Friday, January 18, 2008
debunking email myths
a few characteristics of my present life result in my receiving A LOT of conservative and/or stupid forwarded emails every week.
although i work in "liberal" academia, there's very little progressivism in my department. and arguably, i think its my department's scientific philosophy that makes it one of the most conservative of higher education. on top of that, i'm also in the middle of the country with rural on all sides of me, in a state that most would still consider to be "the south." and then, include the fact that my mom is a tv evangelical enthusiast, republican voter and you soon understand why i receive so many emails declaring obama an islamist terrorist and swiffer products as dog killers.
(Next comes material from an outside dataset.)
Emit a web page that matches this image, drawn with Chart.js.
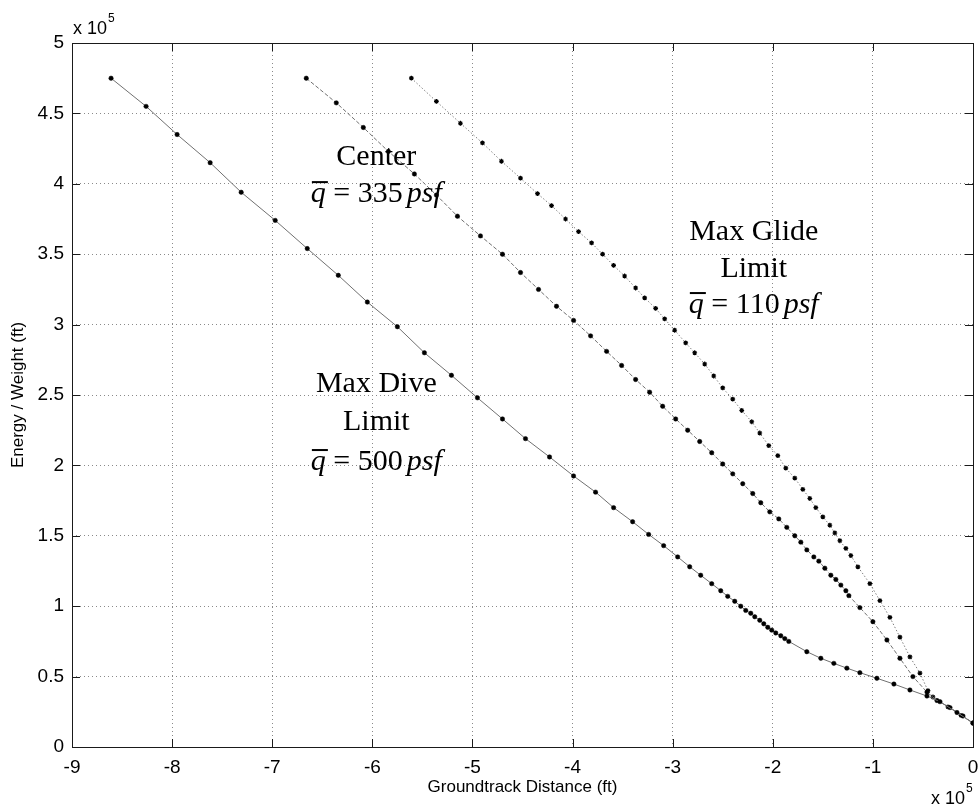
<!DOCTYPE html>
<html>
<head>
<meta charset="utf-8">
<script src="https://cdn.jsdelivr.net/npm/chart.js@4.4.1/dist/chart.umd.min.js"></script>
<style>
  html, body { margin: 0; padding: 0; background: #fff; }
  #wrap { width: 979px; height: 808px; }
</style>
</head>
<body>
<div id="wrap"><canvas id="chart" width="979" height="808"></canvas></div>
<script>
/* ── Data (x and y in units of 1e5 ft) ───────────────────── */
const diveX = [-8.61,-8.26,-7.95,-7.62,-7.31,-6.97,-6.65,-6.34,-6.05,-5.75,-5.48,-5.21,-4.95,-4.70,-4.47,-4.23,
  -3.99,-3.77,-3.59,-3.40,-3.24,-3.09,-2.95,-2.83,-2.72,-2.61,-2.52,-2.45,-2.38,-2.32,-2.27,-2.22,-2.18,-2.13,
  -2.09,-2.05,-2.01,-1.97,-1.92,-1.88,-1.84,-1.66,-1.52,-1.39,-1.26,-1.13,-0.96,-0.79,-0.63,-0.46,-0.33,-0.16,0];
const diveY = [4.75,4.55,4.35,4.15,3.94,3.74,3.54,3.35,3.16,2.985,2.80,2.64,2.48,2.33,2.19,2.06,
  1.925,1.81,1.70,1.60,1.51,1.43,1.35,1.28,1.22,1.16,1.11,1.07,1.035,1.00,0.97,0.95,0.925,0.90,
  0.875,0.85,0.83,0.81,0.79,0.77,0.75,0.677,0.63,0.594,0.56,0.528,0.488,0.447,0.405,0.362,0.322,0.245,0.17];

const centerX = [-6.66,-6.36,-6.09,-5.84,-5.58,-5.36,-5.15,-4.92,-4.70,-4.52,-4.34,-4.16,-3.99,-3.82,-3.66,-3.51,
  -3.37,-3.23,-3.10,-2.97,-2.85,-2.73,-2.61,-2.50,-2.40,-2.30,-2.20,-2.12,-2.03,-1.94,-1.86,-1.78,-1.72,-1.66,
  -1.59,-1.54,-1.48,-1.42,-1.37,-1.32,-1.27,-1.24,-1.13,-1.00,-0.86,-0.73,-0.60,-0.46,-0.36,-0.23,-0.10,0];
const centerY = [4.75,4.575,4.40,4.23,4.07,3.92,3.77,3.63,3.50,3.37,3.25,3.13,3.03,2.92,2.81,2.71,
  2.61,2.52,2.42,2.33,2.25,2.17,2.09,2.01,1.94,1.87,1.80,1.735,1.67,1.62,1.56,1.50,1.455,1.40,
  1.35,1.32,1.27,1.22,1.19,1.15,1.11,1.075,0.99,0.89,0.76,0.63,0.50,0.39,0.33,0.28,0.22,0.17];

const glideX = [-5.61,-5.36,-5.12,-4.90,-4.71,-4.52,-4.35,-4.21,-4.07,-3.94,-3.81,-3.70,-3.59,-3.48,-3.37,-3.28,
  -3.17,-3.08,-2.98,-2.87,-2.78,-2.68,-2.59,-2.50,-2.40,-2.31,-2.21,-2.13,-2.04,-1.95,-1.87,-1.78,-1.70,-1.63,
  -1.57,-1.50,-1.43,-1.38,-1.33,-1.27,-1.22,-1.15,-1.03,-0.93,-0.83,-0.73,-0.63,-0.53,-0.45,-0.40,-0.25,-0.12,0];
const glideY = [4.75,4.585,4.43,4.29,4.16,4.04,3.93,3.845,3.75,3.66,3.58,3.50,3.42,3.345,3.26,3.19,
  3.115,3.04,2.96,2.87,2.80,2.72,2.635,2.55,2.47,2.39,2.31,2.23,2.14,2.07,1.98,1.91,1.83,1.765,
  1.70,1.635,1.575,1.52,1.465,1.41,1.36,1.28,1.16,1.04,0.92,0.78,0.64,0.525,0.40,0.355,0.285,0.225,0.17];

const xTicks = [-9,-8,-7,-6,-5,-4,-3,-2,-1,0];
const yTicks = [0,0.5,1,1.5,2,2.5,3,3.5,4,4.5,5];

/* ── Annotations (text lines + q-bar value) ─────────────── */
const NOTES = [
  { lines: ['Center'],             q: '335', x: -5.96, ys: [4.134], yq: 3.87 },
  { lines: ['Max Glide', 'Limit'], q: '110', x: -2.19, ys: [3.60, 3.338], yq: 3.082 },
  { lines: ['Max Dive', 'Limit'],  q: '500', x: -5.96, ys: [2.521, 2.251], yq: 1.967 },
];

const SANS  = '"Liberation Sans", Arial, Helvetica, sans-serif';
const SERIF = '"Liberation Serif", "Times New Roman", Times, serif';

const pts = (xs, ys) => xs.map((x, i) => ({ x, y: ys[i] }));

/* ── q-bar formula ───────────────────────────────────────── */
function dessinerQ(ctx, cx, base, val) {
  const it = `italic 30px ${SERIF}`, nr = `30px ${SERIF}`;
  ctx.font = it; const wq = ctx.measureText('q').width;
  ctx.font = nr; const wm = ctx.measureText(' = ' + val).width;
  ctx.font = it; const wp = ctx.measureText('psf').width;
  const gap = 4;
  let x = cx - (wq + wm + gap + wp) / 2;
  ctx.textAlign = 'left';
  ctx.font = it; ctx.fillText('q', x, base);
  ctx.fillRect(x + 1, base - 21, wq + 1, 2);
  x += wq;
  ctx.font = nr; ctx.fillText(' = ' + val, x, base);
  x += wm + gap;
  ctx.font = it; ctx.fillText('psf', x, base);
}

/* ── Frame, inward ticks, exponents, annotations ────────── */
const decor = {
  id: 'decor',
  afterDraw(chart) {
    const { ctx, chartArea: a, scales: { x, y } } = chart;
    ctx.save();
    ctx.strokeStyle = '#1a1a1a';
    ctx.lineWidth = 1;
    ctx.strokeRect(a.left + 0.5, a.top + 0.5, a.right - a.left, a.bottom - a.top);

    ctx.beginPath();
    const L = 8;
    xTicks.forEach(v => {
      const px = Math.round(x.getPixelForValue(v)) + 0.5;
      ctx.moveTo(px, a.bottom); ctx.lineTo(px, a.bottom - L);
      ctx.moveTo(px, a.top);    ctx.lineTo(px, a.top + L);
    });
    yTicks.forEach(v => {
      const py = Math.round(y.getPixelForValue(v)) + 0.5;
      ctx.moveTo(a.left, py);  ctx.lineTo(a.left + L, py);
      ctx.moveTo(a.right, py); ctx.lineTo(a.right - L, py);
    });
    ctx.stroke();

    /* x 10^5 exponents */
    ctx.fillStyle = '#000';
    ctx.textBaseline = 'alphabetic';
    ctx.textAlign = 'left';
    ctx.font = `18px ${SANS}`;
    ctx.fillText('x 10', a.left + 1, a.top - 9);
    const w1 = ctx.measureText('x 10').width;
    ctx.font = `12px ${SANS}`;
    ctx.fillText('5', a.left + 2 + w1, a.top - 21);

    ctx.font = `18px ${SANS}`;
    const w2 = ctx.measureText('x 10').width;
    ctx.fillText('x 10', a.right - w2 - 8, 804);
    ctx.font = `12px ${SANS}`;
    ctx.fillText('5', a.right - 7, 792);

    /* annotations */
    NOTES.forEach(n => {
      const cx = x.getPixelForValue(n.x);
      ctx.font = `30px ${SERIF}`;
      ctx.textAlign = 'center';
      n.lines.forEach((t, i) => ctx.fillText(t, cx, y.getPixelForValue(n.ys[i])));
      dessinerQ(ctx, cx, y.getPixelForValue(n.yq), n.q);
    });
    ctx.restore();
  },
};

new Chart(document.getElementById('chart').getContext('2d'), {
  type: 'line',
  data: {
    datasets: [
      {
        data: pts(diveX, diveY),
        borderColor: '#707070', borderWidth: 1,
        pointRadius: 2.2, pointBackgroundColor: '#000', pointBorderColor: '#000', pointBorderWidth: 0.5,
      },
      {
        data: pts(centerX, centerY),
        borderColor: '#707070', borderWidth: 1, borderDash: [4, 2],
        pointRadius: 2.2, pointBackgroundColor: '#000', pointBorderColor: '#000', pointBorderWidth: 0.5,
      },
      {
        data: pts(glideX, glideY),
        borderColor: '#808080', borderWidth: 1, borderDash: [1.5, 2],
        pointStyle: 'star', pointRadius: 2.4, pointBorderColor: '#000', pointBorderWidth: 1.2,
      },
    ],
  },
  options: {
    responsive: false,
    animation: false,
    layout: { padding: { top: 43, right: 6, left: 0, bottom: 0 } },
    plugins: { legend: { display: false }, tooltip: { enabled: false } },
    elements: { line: { tension: 0 } },
    scales: {
      x: {
        type: 'linear', min: -9, max: 0,
        afterBuildTicks: s => { s.ticks = xTicks.map(v => ({ value: v })); },
        afterFit: s => { s.height = 61; s.paddingLeft = 0; s.paddingRight = 0; },
        grid: { color: '#8a8a8a', lineWidth: 1, drawTicks: false },
        border: { display: false, dash: [1, 3] },
        ticks: { color: '#000', font: { family: SANS, size: 19 }, padding: 9, maxRotation: 0, autoSkip: false },
        title: { display: true, text: 'Groundtrack Distance (ft)', color: '#000',
                 font: { family: SANS, size: 17 }, padding: { top: 0, bottom: 10 } },
      },
      y: {
        type: 'linear', min: 0, max: 5,
        afterBuildTicks: s => { s.ticks = yTicks.map(v => ({ value: v })); },
        afterFit: s => { s.width = 72; s.paddingTop = 0; s.paddingBottom = 0; },
        grid: { color: '#8a8a8a', lineWidth: 1, drawTicks: false },
        border: { display: false, dash: [1, 3] },
        ticks: { color: '#000', font: { family: SANS, size: 19 }, padding: 8, autoSkip: false,
                 callback: v => String(v) },
        title: { display: true, text: 'Energy / Weight (ft)', color: '#000',
                 font: { family: SANS, size: 17 }, padding: { top: 8, bottom: 0 } },
      },
    },
  },
  plugins: [decor],
});
</script>
</body>
</html>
it's irritating and the little enjoyment i can get out of it comes with replying occasionally with some factual opposition.
some of the debunking links i've shared below are oldies that everyone's aware of and then some of them might not be. and then you may know of good ones that i don't have here (and in that case, please share).
www.sourcewatch.org: wikipedia-like site that allows users open-review of various organizations.
www.snopes.com: love this one and use it almost daily. note: interesting that clinton and obama are the only presidential candidates with negative items in the top 25 widely circulated email myths.
www.opensecrets.org: one of the best sources on political donations (who gives, who gets, and how much).
www.ripoffreport.com: one of the more widely used open complaint sites on vendors, documenting specific instances of fraud.
www.junkbusters.com: less a verification source and more just smart how-tos on riding your life of spam and scam.